You will make a lot of mistakes and, at times, think you will never be successful as a day trader buying and selling stocks. If it were easy, everyone would be doing it, so hang in there.

Commit to the long game and don't rely on day trading as a way to create income. For a long time, if ever, it won't. Think of the early months, and years, as an apprenticeship.

Commit to Your Trading Education

Nothing you learn about day trading stocks will ever go to waste. You will know what to do and what not to do, and both will shape you as a day trader.

Here are a few tips for learning: 

  1. Buy a training course on day trading stocks – do your research before you buy, and don't spend crazy amounts of money on a course. There are plenty of low-cost or FREE training courses available online
  2. Read books on day trading stocks - You'll find many, many books available on this subject. Choose books that are readable and not full of gobbledegook and jargon and written by a successful trader, not a wannabe
  3. Watch videos on day trading stocks – see how other traders respond to the stock market, check out their strategies and mental approach to the markets
  4. Watch the market every day – you learn more from watching stock movement than you'll learn from anything else. Once you have selected a handful of stocks to work with, commit to studying their patterns and movement.

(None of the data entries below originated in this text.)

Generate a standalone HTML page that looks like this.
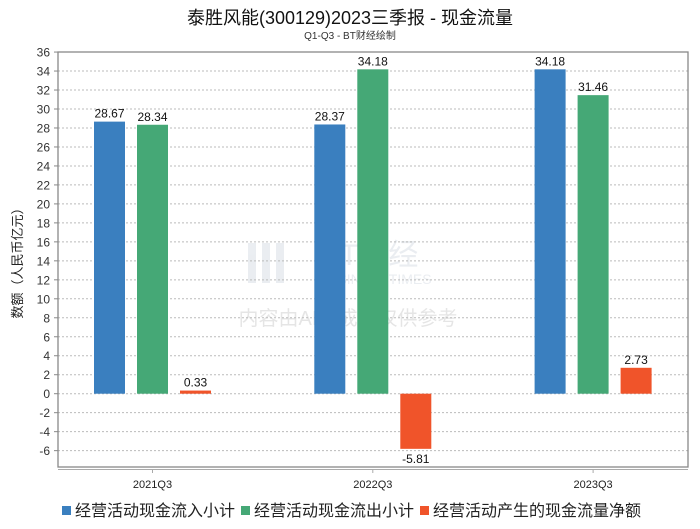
<!DOCTYPE html>
<html><head><meta charset="utf-8"><style>
body{margin:0;background:#fff;}
svg text{font-family:"Liberation Sans","Noto Sans CJK SC",sans-serif;}
</style></head><body>
<svg width="700" height="524" xmlns="http://www.w3.org/2000/svg">
<rect width="700" height="524" fill="#fff"/>
<text x="350" y="24" text-anchor="middle" font-size="18" fill="#111">泰胜风能(300129)2023三季报 - 现金流量</text>
<text x="350" y="39" text-anchor="middle" font-size="10" fill="#333">Q1-Q3 - BT财经绘制</text>
<g opacity="0.15">
<text x="320" y="265" font-size="30" fill="#7a8ca8" font-family="Liberation Serif,serif">BT财经</text>
<text x="318" y="284" font-size="14" fill="#7a8ca8">BUSINESSTIMES</text>
<rect x="248" y="243" width="8" height="40" fill="#7a8ca8"/><rect x="262" y="243" width="8" height="40" fill="#7a8ca8"/><rect x="276" y="243" width="8" height="40" fill="#7a8ca8"/>
<text x="348" y="325" text-anchor="middle" font-size="20" fill="#555">内容由AI生成，仅供参考</text>
</g>
<g id="grid"></g>
<g id="bars"></g>
<rect x="58" y="52" width="630" height="415" fill="none" stroke="#888" stroke-width="1.3"/>
<line x1="58" y1="469.5" x2="688" y2="469.5" stroke="#aaa"/>
<text transform="translate(22,260) rotate(-90)" text-anchor="middle" font-size="13" fill="#222">数额（人民币亿元）</text>
<g font-size="16" fill="#222">
<rect x="62" y="506" width="9" height="9" fill="#3a7fbf"/><text x="75" y="516">经营活动现金流入小计</text>
<rect x="241" y="506" width="9" height="9" fill="#45a876"/><text x="254" y="516">经营活动现金流出小计</text>
<rect x="420" y="506" width="9" height="9" fill="#f0542a"/><text x="433" y="516">经营活动产生的现金流量净额</text>
</g>
</svg>
<script>
const categories=["2021Q3","2022Q3","2023Q3"];
const inflow=[28.67,28.37,34.18];
const outflow=[28.34,34.18,31.46];
const net=[0.33,-5.81,2.73];
const yTicks=[36,34,32,30,28,26,24,22,20,18,16,14,12,10,8,6,4,2,0,-2,-4,-6];
const NS="http://www.w3.org/2000/svg";
function y(v){return 393.7-v*9.49;}
function cx(i){return 152.5+i*220.3;}
function mk(tag,attrs,parent){const e=document.createElementNS(NS,tag);for(const k in attrs)e.setAttribute(k,attrs[k]);parent.appendChild(e);return e;}
const grid=document.getElementById('grid'),bars=document.getElementById('bars');
yTicks.forEach(t=>{
 const l=mk('line',{x1:58,x2:688,y1:y(t),y2:y(t),stroke:'#bbb','stroke-dasharray':'2,2'},grid);
 
 
 mk('line',{x1:54,x2:58,y1:y(t),y2:y(t),stroke:'#888'},grid);
 const tx=mk('text',{x:50,y:y(t)+4.5,'text-anchor':'end','font-size':'12',fill:'#333'},grid);tx.textContent=t;
 
 
});
const series=[[inflow,'#3a7fbf','inflow'],[outflow,'#45a876','outflow'],[net,'#f0542a','net']];
categories.forEach((c,i)=>{
 mk('line',{x1:cx(i),x2:cx(i),y1:469.5,y2:473,stroke:'#aaa'},grid);
 const tl=mk('text',{x:cx(i),y:488,'text-anchor':'middle','font-size':'11',fill:'#222'},grid);tl.textContent=c;
 
 
 series.forEach((s,j)=>{
  const v=s[0][i];const bx=cx(i)+(j-1)*43-15.5;
  const top=Math.min(y(v),y(0)),h=Math.abs(y(v)-y(0));
  const r=mk('rect',{x:bx,y:top,width:31,height:h,fill:s[1]},bars);
  
  
  const lt=mk('text',{x:bx+15.5,y:v>=0?y(v)-4:y(v)+14,'text-anchor':'middle','font-size':'12',fill:'#111'},bars);lt.textContent=v.toFixed(2);
  
  
 });
});
</script>
</body></html>
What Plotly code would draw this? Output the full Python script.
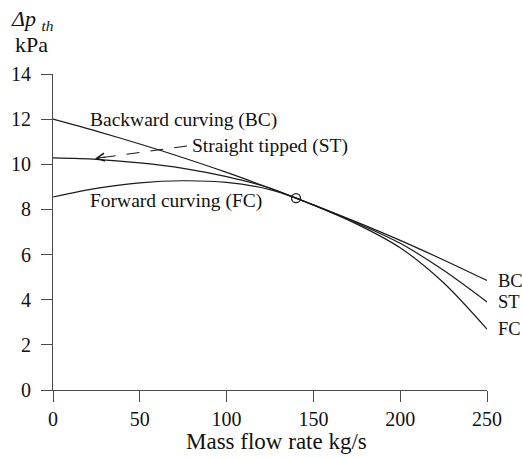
import plotly.graph_objects as go

# Data
flow = [0, 25, 50, 75, 100, 125, 140, 150, 175, 200, 225, 250]
bc = [12.0, 11.47, 10.9, 10.29, 9.64, 8.94, 8.5, 8.2, 7.44, 6.63, 5.76, 4.85]
st = [10.28, 10.22, 10.06, 9.82, 9.45, 8.95, 8.5, 8.2, 7.4, 6.5, 5.3, 3.9]
fc = [8.55, 8.93, 9.18, 9.27, 9.2, 8.88, 8.5, 8.19, 7.35, 6.3, 4.75, 2.7]
design_point_x = [140]
design_point_y = [8.5]
x_ticks = [0, 50, 100, 150, 200, 250]
y_ticks = [0, 2, 4, 6, 8, 10, 12, 14]

FONT = "Liberation Serif"
LINE = "#1a1a1a"
AXIS = "#4a4a4a"

fig = go.Figure()
for name, ys in [("BC", bc), ("ST", st), ("FC", fc)]:
    fig.add_trace(go.Scatter(x=flow, y=ys, mode="lines", name=name,
                             line=dict(color=LINE, width=1.2, shape="spline", smoothing=0.8),
                             showlegend=False, cliponaxis=False))
fig.add_trace(go.Scatter(x=design_point_x, y=design_point_y, mode="markers",
                         marker=dict(symbol="circle-open", size=9, color=LINE, line=dict(width=1.3)),
                         showlegend=False, cliponaxis=False))

ann_font = dict(family=FONT, size=19.5, color="#111")
annotations = [
    dict(x=20.2, y=11.98, text="Backward curving (BC)"),
    dict(x=78.9, y=10.83, text="Straight tipped (ST)"),
    dict(x=20.2, y=8.38, text="Forward curving (FC)"),
]
for a in annotations:
    fig.add_annotation(xref="x", yref="y", showarrow=False, font=ann_font,
                       xanchor="left", yanchor="middle", **a)
for txt, yv in [("BC", bc[-1]), ("ST", st[-1]), ("FC", fc[-1])]:
    fig.add_annotation(xref="paper", yref="y", x=1.02, y=yv, text=txt, showarrow=False,
                       font=dict(family=FONT, size=18.5, color="#111"),
                       xanchor="left", yanchor="middle")

# dashed leader with arrowhead for ST label
fig.add_shape(type="line", xref="x", yref="y", x0=77.2, y0=10.81, x1=26.0, y1=10.275,
              line=dict(color=LINE, width=1.1, dash="13px,11px"))
fig.add_annotation(xref="x", yref="y", axref="x", ayref="y", x=24.2, y=10.26, ax=31.0, ay=10.33,
                   text="", showarrow=True, arrowhead=5, arrowsize=1.4, arrowwidth=1.1,
                   arrowcolor=LINE)

# y axis title (two lines)
fig.add_annotation(xref="paper", yref="paper", x=-0.1014, y=1.171, text="<i>Δp</i> <sub><i>th</i></sub>",
                   showarrow=False, xanchor="left", yanchor="middle",
                   font=dict(family=FONT, size=22, color="#111"))
fig.add_annotation(xref="paper", yref="paper", x=-0.0922, y=1.0918, text="kPa",
                   showarrow=False, xanchor="left", yanchor="middle",
                   font=dict(family=FONT, size=22, color="#111"))
# x axis title
fig.add_annotation(xref="paper", yref="paper", x=0.514, y=-0.162, text="Mass flow rate kg/s",
                   showarrow=False, xanchor="center", yanchor="middle",
                   font=dict(family=FONT, size=23, color="#111"))

axis_common = dict(showgrid=False, zeroline=False, showline=True, linecolor=AXIS, linewidth=1.2,
                   ticks="outside", ticklen=11, tickwidth=1.2, tickcolor=AXIS, automargin=False,
                   tickfont=dict(family=FONT, size=20, color="#111"))
fig.update_xaxes(range=[0, 250], tickvals=x_ticks, ticklabelstandoff=0, **axis_common)
fig.update_yaxes(range=[0, 14], tickvals=y_ticks, ticklabelstandoff=6, **axis_common)

fig.update_layout(width=522, height=458, autosize=False,
                  margin=dict(l=53, r=35, t=74, b=68),
                  plot_bgcolor="white", paper_bgcolor="white",
                  font=dict(family=FONT, color="#111"))

fig.write_html("out.html", config={"displayModeBar": False},
               post_script="document.body.style.margin='0px';document.body.style.overflow='hidden';")
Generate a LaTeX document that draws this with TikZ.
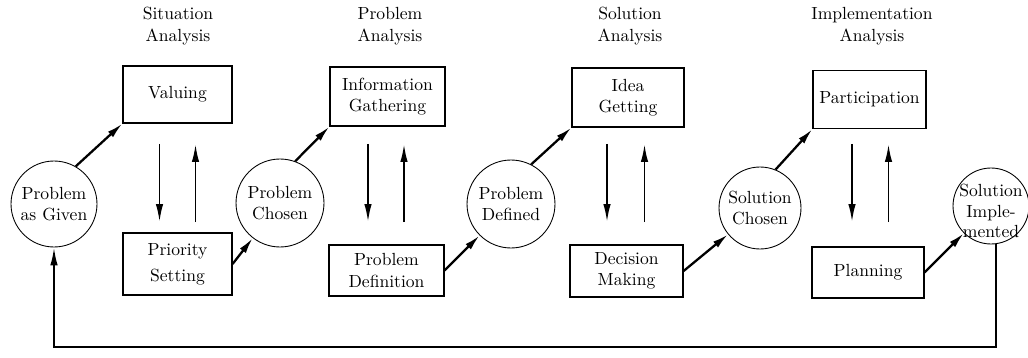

This one practice alone will significantly add to your knowledge.

Recap for Day Trading Stock with a $1000 (or less)

  1. Day trading isn't easy. Think of day trading as a job rather than a hobby or a fun game
  2. Have a trading plan – set yourself up with strategies and a plan for entry and exit points for the stock
  3. The more you learn and practice, the more chance of success
  4. Choose a small handful of stocks and become familiar with them
  5. Keep up to date with financial news – subscribe to real-time financial news channels
  6. Commit to a trading education – buy books and courses and watch videos on day trading
  7. Have a high Risk to Reward Ratio (RTR)

Please note that the above information is not providing advice on tax, investment, or financial services. We provide the above information without consideration for risk tolerance and a specific investor's financial circumstances.

Day trading stocks may not be suitable for all investors as it does involve risk and the possibility of a loss of capital.